Half!

by GoozNews ~ 04 Feb 2010 10:19am

Amid all the gloomy numbers in the latest government projections for health care spending, one statistic stands out: Public sector involvement in health care this year will surpass private sector spending for the first time in U.S. history. 

The actual projections show it will only reach 49.3% of $2.57 trillion, but that assumes Congress won't throw more money at physicians at the end of this month when previously legislated cutbacks in Medicare pay are slated to go into effect. Congress can't pass health care reform, but spending more on physicians (mean salary for cardiologists and radiologists in 2009 was over $400,000) has unusual bipartisan support.

What's driving the growing public role is no mystery. With unemployment at 10 percent and underemployment widespread, millions of Americans have lost employer-based coverage and now must rely on public sector programs. Even where people remain employed, their firms can no longer afford skyrocketing premiums and thus are abandoning or cutting back on coverage.

And there's no end in sight to those trends, even with an improving economy. Health care spending, which surged to 17.3% of gross domestic product in 2009 from 16.2 percent in 2008,  the largest single jump in the history of government recordkeeping, is slated to rise to 19.3% in 2019, a year when the public sector will account for 51.9% of the $4.49 trillion health care economy. And that's without paying physicians more.

Here's another way to look at it: In 2019, U.S. government agencies at the state and federal level ALONE will spend 10% of GDP on health. That's a greater share of economic activity than many other highly industrialized nations that insure everyone, yet the U.S. will still have one in six or seven people without any coverage at all at some point during the year.

 

Comments

Dear Merrill: Why does your

Dear Merrill:

Why does your estimate of the public contribution to health care expenditures ignore the health insurance provided to public employees and their dependents at the federal, state, and local levels, and the tax expenditure for the public subsidy to private employers who use pre-tax dollars to purchase employer-sponsored health insurance for their employees?  Stephie Woolhandler and David Himmelstein estimate this to add another 15%. Steffie Woolhandler and David U. Himmelstein Paying For National Health Insurance—And Not Getting It Taxes pay for a larger share of U.S. health care than most Americans think they do. Health Affairs, July/August 2002; 21(4): 88-98.

I work from CMS numbers.

I work from CMS numbers.
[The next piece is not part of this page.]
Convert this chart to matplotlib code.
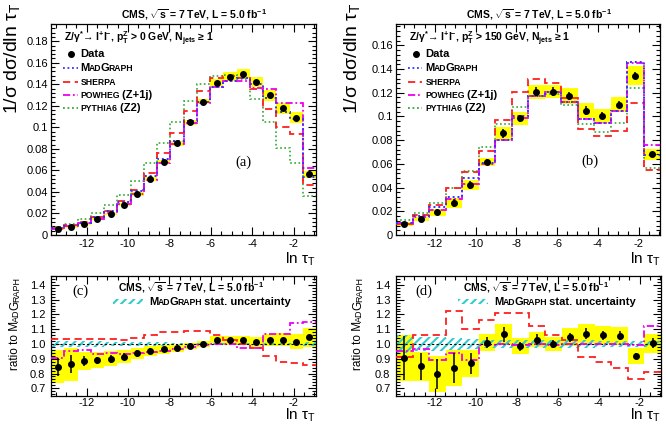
import numpy as np
import matplotlib
matplotlib.use("Agg")
import matplotlib.pyplot as plt
from matplotlib.ticker import MultipleLocator, FormatStrFormatter, FuncFormatter
from matplotlib.patches import Rectangle
from matplotlib.lines import Line2D

plt.rcParams['font.family'] = ['Liberation Sans', 'DejaVu Sans']
plt.rcParams['mathtext.fontset'] = 'custom'
plt.rcParams['mathtext.rm'] = 'Liberation Sans'
plt.rcParams['mathtext.it'] = 'Liberation Sans:italic'
plt.rcParams['mathtext.bf'] = 'Liberation Sans:bold'
plt.rcParams['hatch.linewidth'] = 1.5

# ln(tau_T) binning
edges_a = np.linspace(-13.72, -0.92, 21)   # pT(Z) > 0 GeV
edges_b = np.linspace(-13.90, -0.95, 17)   # pT(Z) > 150 GeV

# --- (a)/(c): pT(Z) > 0 GeV ---
data_a = [0.0055, 0.0075, 0.0101, 0.0145, 0.0197, 0.0280, 0.0380, 0.0520, 0.0680, 0.0850,
          0.1046, 0.1237, 0.1416, 0.1470, 0.1500, 0.1420, 0.1300, 0.1176, 0.1090, 0.0563]
mg_a = [0.0065, 0.0087, 0.0114, 0.0163, 0.0219, 0.0306, 0.0406, 0.0545, 0.0705, 0.0876,
        0.1062, 0.1237, 0.1375, 0.1434, 0.1463, 0.1399, 0.1268, 0.1142, 0.1074, 0.0539]
sherpa_a = [0.0067, 0.0090, 0.0118, 0.0168, 0.0226, 0.0315, 0.0422, 0.0578, 0.0761, 0.0946,
            0.1152, 0.1342, 0.1458, 0.1477, 0.1463, 0.1357, 0.1167, 0.1005, 0.0934, 0.0464]
powheg_a = [0.0059, 0.0083, 0.0109, 0.0152, 0.0205, 0.0286, 0.0382, 0.0515, 0.0673, 0.0845,
            0.1041, 0.1225, 0.1375, 0.1434, 0.1426, 0.1364, 0.1357, 0.1222, 0.1224, 0.0620]
pythia_a = [0.0071, 0.0102, 0.0148, 0.0200, 0.0277, 0.0375, 0.0500, 0.0668, 0.0853, 0.1050,
            0.1247, 0.1406, 0.1480, 0.1490, 0.1447, 0.1260, 0.1050, 0.0810, 0.0670, 0.0360]
# uncertainties, relative to MadGraph (ratio units)
stat_a = [0.06, 0.06, 0.035, 0.025, 0.025, 0.025, 0.025, 0.02, 0.015, 0.012,
          0.01, 0.01, 0.01, 0.01, 0.01, 0.01, 0.01, 0.01, 0.01, 0.015]
tot_a = [0.11, 0.11, 0.06, 0.055, 0.05, 0.045, 0.04, 0.035, 0.03, 0.025,
         0.02, 0.02, 0.025, 0.03, 0.03, 0.035, 0.04, 0.045, 0.05, 0.065]
mgstat_a = [0.02, 0.02, 0.02, 0.018, 0.016, 0.015, 0.014, 0.012, 0.011, 0.01,
            0.009, 0.008, 0.008, 0.008, 0.008, 0.008, 0.008, 0.008, 0.009, 0.012]

# --- (b)/(d): pT(Z) > 150 GeV ---
data_b = [0.0093, 0.0135, 0.0190, 0.0270, 0.0420, 0.0615, 0.0857, 0.0985,
          0.1210, 0.1210, 0.1175, 0.1050, 0.1005, 0.1100, 0.1345, 0.0680]
mg_b = [0.0103, 0.0159, 0.0238, 0.0323, 0.0483, 0.0609, 0.0805, 0.1000,
        0.1175, 0.1210, 0.1124, 0.0981, 0.0948, 0.1043, 0.1462, 0.0677]
sherpa_b = [0.0094, 0.0169, 0.0252, 0.0394, 0.0531, 0.0706, 0.0974, 0.1210,
            0.1316, 0.1283, 0.1158, 0.0893, 0.0834, 0.0876, 0.1111, 0.0548]
powheg_b = [0.0098, 0.0154, 0.0212, 0.0304, 0.0430, 0.0603, 0.0805, 0.0990,
            0.1175, 0.1204, 0.1124, 0.0981, 0.0948, 0.1043, 0.1447, 0.0758]
pythia_b = [0.0125, 0.0184, 0.0269, 0.0396, 0.0543, 0.0741, 0.0934, 0.1080,
            0.1174, 0.1190, 0.1098, 0.0940, 0.0869, 0.0948, 0.1237, 0.0566]
stat_b = [0.15, 0.09, 0.10, 0.10, 0.07, 0.04, 0.05, 0.03,
          0.035, 0.03, 0.03, 0.035, 0.03, 0.03, 0.02, 0.035]
tot_b = [0.155, 0.10, 0.12, 0.12, 0.09, 0.06, 0.07, 0.055,
         0.05, 0.045, 0.06, 0.065, 0.06, 0.06, 0.055, 0.065]
mgstat_b = [0.06, 0.05, 0.05, 0.04, 0.035, 0.03, 0.03, 0.025,
            0.025, 0.025, 0.025, 0.025, 0.02, 0.02, 0.02, 0.02]

C_MG, C_SH, C_PW, C_PY = '#3333ff', '#ff2020', '#ee00ee', '#33aa33'
LS_MG, LS_SH, LS_PW, LS_PY = (0, (1, 1.5)), (0, (4, 2.5)), (0, (4, 1.5, 1, 1.5)), (0, (1, 1.5))
YELLOW = '#ffff00'
HATCH = '#33cccc'


def chain(ax, x, y, parts, transform, weight='bold', rotation=0):
    # glue text pieces of different sizes (small caps)
    s, fs = parts[0]
    if rotation == 0:
        t = ax.text(x, y, s, fontsize=fs, fontweight=weight, transform=transform,
                    ha='left', va='baseline')
        for s, fs in parts[1:]:
            t = ax.annotate(s, xy=(1, 0), xycoords=t, xytext=(-0.6, 0), textcoords='offset points',
                            fontsize=fs, fontweight=weight, ha='left', va='bottom')
    else:
        t = ax.text(x, y, s, fontsize=fs, fontweight=weight, transform=transform,
                    rotation=90, ha='center', va='bottom')
        for s, fs in parts[1:]:
            t = ax.annotate(s, xy=(1, 1), xycoords=t, xytext=(0, -0.6), textcoords='offset points',
                            fontsize=fs, fontweight=weight, rotation=90, ha='right', va='bottom')


def style(ax, edges, ylim, ymaj, ymin, yfmt, labpad, xpad):
    ax.set_xlim(edges[0], edges[-1])
    ax.set_ylim(*ylim)
    ax.xaxis.set_major_locator(MultipleLocator(2))
    ax.xaxis.set_minor_locator(MultipleLocator(0.5))
    ax.yaxis.set_major_locator(MultipleLocator(ymaj))
    ax.yaxis.set_minor_locator(MultipleLocator(ymin))
    ax.xaxis.set_major_formatter(FormatStrFormatter('%g'))
    ax.yaxis.set_major_formatter(yfmt)
    ax.tick_params(which='both', direction='in', top=True, right=True, width=0.8, labelsize=8)
    ax.tick_params(which='major', length=5.5)
    ax.tick_params(which='minor', length=3)
    ax.tick_params(axis='y', pad=labpad)
    ax.tick_params(axis='x', pad=xpad)
    for sp in ax.spines.values():
        sp.set_linewidth(0.9)


def top_panel(ax, edges, data, mg, sherpa, powheg, pythia, stat, tot, ylim, sel):
    mg = np.asarray(mg)
    data = np.asarray(data)
    cen = 0.5 * (edges[1:] + edges[:-1])
    w = np.diff(edges)
    tot = np.asarray(tot) * mg
    ax.bar(edges[:-1], 2 * tot, bottom=data - tot, width=w, align='edge',
           color=YELLOW, lw=0, zorder=1)
    ax.stairs(pythia, edges, baseline=None, color=C_PY, ls=LS_PY, lw=1.2, zorder=2)
    ax.stairs(sherpa, edges, baseline=None, color=C_SH, ls=LS_SH, lw=1.3, zorder=3)
    ax.stairs(powheg, edges, baseline=None, color=C_PW, ls=LS_PW, lw=1.3, zorder=3)
    ax.stairs(mg, edges, baseline=None, color=C_MG, ls=LS_MG, lw=1.4, zorder=4)
    ax.errorbar(cen, data, yerr=np.asarray(stat) * mg, fmt='o', color='k', ms=4,
                elinewidth=1.1, capsize=0, zorder=6)
    fmt = FuncFormatter(lambda v, p: '0' if abs(v) < 1e-9 else '%g' % round(v, 3))
    style(ax, edges, ylim, 0.02, 0.004, fmt, 2, 3)

    # legend
    H = 211.0
    def yb(py):
        return (235 - py) / H
    ax.text(0.05, yb(39), r"Z/γ$^{\mathbf{*}}$→ l$^{\mathbf{+}}$l$^{\mathbf{-}}$, p$_{\mathbf{T}}^{\mathbf{Z}}$ > "
            + sel + r" GeV, N$_{\mathbf{jets}}$ ≥ 1",
            transform=ax.transAxes, fontsize=7.5, fontweight='bold', va='center', ha='left')
    ax.add_line(Line2D([0.077], [yb(54)], marker='o', ms=4, color='k', transform=ax.transAxes))
    keys = [(68, C_MG, LS_MG), (82, C_SH, LS_SH), (95, C_PW, LS_PW), (108, C_PY, LS_PY)]
    for py, c, ls in keys:
        ax.add_line(Line2D([0.045, 0.100], [yb(py), yb(py)], color=c, ls=ls, lw=1.3,
                           transform=ax.transAxes))
    entries = [(54, [("Data", 8)]),
               (68, [("M", 8), ("AD", 6.2), ("G", 8), ("RAPH", 6.2)]),
               (82, [("SHERPA", 6.2)]),
               (95, [("POWHEG", 6.2), (" (Z+1j)", 8)]),
               (108, [("PYTHIA6", 6.2), (" (Z2)", 8)])]
    for py, parts in entries:
        chain(ax, 0.112, yb(py + 3), parts, ax.transAxes)


def ratio_panel(ax, edges, data, mg, sherpa, powheg, stat, tot, mgstat):
    mg = np.asarray(mg)
    cen = 0.5 * (edges[1:] + edges[:-1])
    w = np.diff(edges)
    r = np.asarray(data) / mg
    tot = np.asarray(tot)
    mgstat = np.asarray(mgstat)
    ax.bar(edges[:-1], 2 * tot, bottom=r - tot, width=w, align='edge',
           color=YELLOW, lw=0, zorder=1)
    ax.bar(edges[:-1], 2 * mgstat, bottom=1 - mgstat, width=w, align='edge',
           fill=False, hatch='////', edgecolor=HATCH, lw=0, zorder=2)
    ax.axhline(1.0, color='k', ls=(0, (2, 2)), lw=0.8, zorder=3)
    ax.stairs(np.asarray(sherpa) / mg, edges, baseline=None, color=C_SH, ls=LS_SH, lw=1.3, zorder=4)
    ax.stairs(np.asarray(powheg) / mg, edges, baseline=None, color=C_PW, ls=LS_PW, lw=1.3, zorder=4)
    ax.errorbar(cen, r, yerr=stat, fmt='o', color='k', ms=4, elinewidth=1.1, capsize=0, zorder=6)
    style(ax, edges, (0.648, 1.46), 0.1, 0.02, FormatStrFormatter('%.1f'), 4, 1.2)

    ax.text(0.53, 0.905, r"CMS, $\mathbf{\sqrt{s}}$ = 7 TeV, L = 5.0 fb$^{\mathbf{-1}}$",
            transform=ax.transAxes, fontsize=7.5, fontweight='bold', ha='center', va='center')
    ax.add_patch(Rectangle((0.234, 0.765), 0.113, 0.045, transform=ax.transAxes,
                           fill=False, hatch='////', edgecolor=HATCH, lw=0))
    chain(ax, 0.372, 0.758, [("M", 8), ("AD", 6.2), ("G", 8), ("RAPH", 6.2),
                             (" stat. uncertainty", 8)], ax.transAxes)


fig = plt.figure(figsize=(6.66, 4.30), dpi=100)
ax_a = fig.add_axes([51 / 666, 1 - 235 / 430, 265 / 666, 211 / 430])
ax_b = fig.add_axes([396 / 666, 1 - 235 / 430, 264 / 666, 211 / 430])
ax_c = fig.add_axes([51 / 666, 1 - 396 / 430, 265 / 666, 120 / 430])
ax_d = fig.add_axes([396 / 666, 1 - 396 / 430, 265 / 666, 120 / 430])

top_panel(ax_a, edges_a, data_a, mg_a, sherpa_a, powheg_a, pythia_a, stat_a, tot_a, (0, 0.196), "0")
top_panel(ax_b, edges_b, data_b, mg_b, sherpa_b, powheg_b, pythia_b, stat_b, tot_b, (0, 0.178), "150")
ratio_panel(ax_c, edges_a, data_a, mg_a, sherpa_a, powheg_a, stat_a, tot_a, mgstat_a)
ratio_panel(ax_d, edges_b, data_b, mg_b, sherpa_b, powheg_b, stat_b, tot_b, mgstat_b)

title = r"CMS, $\mathbf{\sqrt{s}}$ = 7 TeV, L = 5.0 fb$^{\mathbf{-1}}$"
for ax, lab, pos in [(ax_a, "(a)", (0.725, 0.345)), (ax_b, "(b)", (0.735, 0.35)),
                     (ax_c, "(c)", (0.11, 0.87)), (ax_d, "(d)", (0.105, 0.87))]:
    ax.text(pos[0], pos[1], lab, transform=ax.transAxes, fontsize=10.5,
            family='Liberation Serif', ha='center', va='center')
for ax in (ax_a, ax_b):
    ax.text(0.54, 1.045, title, transform=ax.transAxes, fontsize=7.5, fontweight='bold',
            ha='center', va='center')

# axis titles
for x in (316 / 666, 661 / 666):
    fig.text(x, 1 - 259 / 430, r"ln τ$_{\mathrm{T}}$", fontsize=11, ha='right', va='center')
    fig.text(x, 1 - 415 / 430, r"ln τ$_{\mathrm{T}}$", fontsize=11, ha='right', va='center')
for x in (12 / 666, 352 / 666):
    fig.text(x, 1 - 3 / 430, r"1/σ dσ/dln τ$_{\mathrm{T}}$", fontsize=14, rotation=90,
             ha='center', va='top')
for x in (15 / 666, 358 / 666):
    chain(ax_a, x, 1 - 370 / 430, [("ratio to M", 8.5), ("AD", 6.5), ("G", 8.5), ("RAPH", 6.5)],
          fig.transFigure, weight='normal', rotation=90)

fig.savefig("out.png", dpi=100)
While it's true that tax dollars that pay for the insurance of public sector workers are "public" monies, they flow through insurance industry balance sheets and tbe public sector has no control over the spending in the same way that it has over Medicare and Medicaid. Ditto for the tax subsidy that allows employers to buy insurance with pre-tax dollars. But your larger point is valid: if we included all forms of public support for health care, the actual total would probably be close to 65 percent.